John Owens joined Munger, Tolles & Olson in 2012 as a litigation partner, and splits his time between Los Angeles, San Francisco and San Diego. A complex business litigator, Mr. Owens focuses his practice on representing individuals and corporations in government investigations, and conducting internal investigations into allegations of corporate misconduct. Having served as a federal prosecutor for more than 11 years, Mr. Owens specializes in anticipating the government's investigative, trial and settlement strategies and mapping out the client's best response, both inside and outside the courtroom. With his Munger Tolles colleagues, Mr. Owens represents the drilling company Transocean in the criminal investigation arising from the April 20, 2010 oil spill in the Gulf of Mexico.
Mr. Owens has handled Foreign Corrupt Practice Act matters as a prosecutor and defense attorney, has lectured on FCPA trends and is frequently quoted on the subject by the media. As a prosecutor, he worked with the Fraud Section at the Department of Justice, which oversees all FCPA investigations. He represents individuals and corporations in wide-ranging SEC and DOJ FCPA probes, and advises multi-national corporations on FCPA litigation and compliance strategy. Mr. Owens also coordinates with defense counsel around the country to identify FCPA legal issues to challenge in federal trial and appellate courts.
Pharmaceutical and Health Care Fraud Experience
As a prosecutor, Mr. Owens worked on numerous Health and Human Services and Food and Drug Administration criminal investigations, including kickback, false billing and off-label marketing cases. Mr. Owens also worked at the Office of Consumer Litigation at the Department of Justice, which specializes in complex FDA investigations into the pharmaceutical industry. As a defense attorney, Mr. Owens represents a high-level executive in an HHS kickback and off-label marketing investigation.
White Collar Prosecutorial and Trial Experience
Prior to joining Munger Tolles, Mr. Owens served as a federal prosecutor at the Department of Justice in Washington, D.C. and at the United States Attorney's Offices for the Central and Southern Districts of California. In the Southern District, Mr. Owens served as Chief of the Criminal Division, where he oversaw all criminal prosecutions in one of the busiest and most productive offices in the nation.
During his career as a prosecutor, Mr. Owens led white collar investigations and trial teams, and received numerous awards for his work. In 2009, Mr. Owens received a prestigious Director's Award for his trial work in United States v. Treadwell, in which the lead defendant received a 25-year sentence after a month-long trial. In 2010, Mr. Owens successfully prosecuted currency trader Mark Hauze, who received a 108-month sentence after a multi-week trial for fraud and tax violations. In 2011, Mr. Owens obtained a 30-year sentence ─ the longest in the history of the Southern District for a white collar defendant ─ after trial in United States v. Cao. Also in 2011, Mr. Owens received a second Director's Award for his management of the U.S. Attorney's Office.

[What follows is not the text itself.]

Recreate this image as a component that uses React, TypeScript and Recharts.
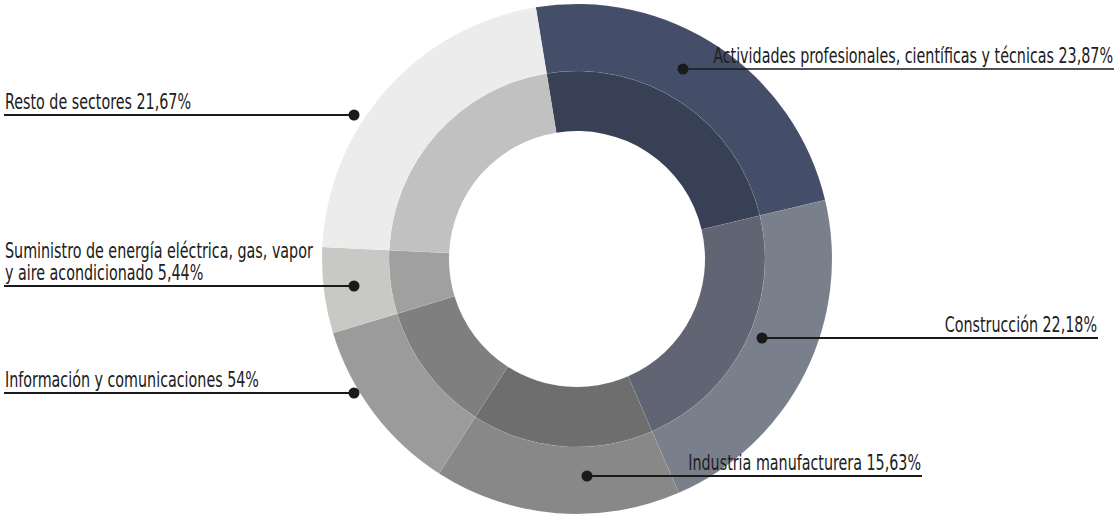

Mr. Owens has extensive experience dealing with classified information, including the Classified Information Procedures Act and Foreign Intelligence Surveillance Act litigation. The Federal Bureau of Investigation, Secret Service, Postal Inspection Service and Internal Revenue Service have recognized Mr. Owens with numerous awards for his work on white collar investigations and trials, and the television show “American Greed” has featured his courtroom successes.
Academic and Federal Clerkship Experience
Mr. Owens graduated first in his class from Stanford Law School in 1996. He served as a law clerk to Judge J. Clifford Wallace of the U.S. Court of Appeals for the 9th Circuit and Justice Ruth Bader Ginsburg of the Supreme Court of the United States. Mr. Owens regularly lectures about white collar crime at law schools in Southern California, and has published articles in law journals around the country.
Mr. Owens is regularly quoted about internal investigations and criminal law issues, including in publications such as Politico and the Daily Journal.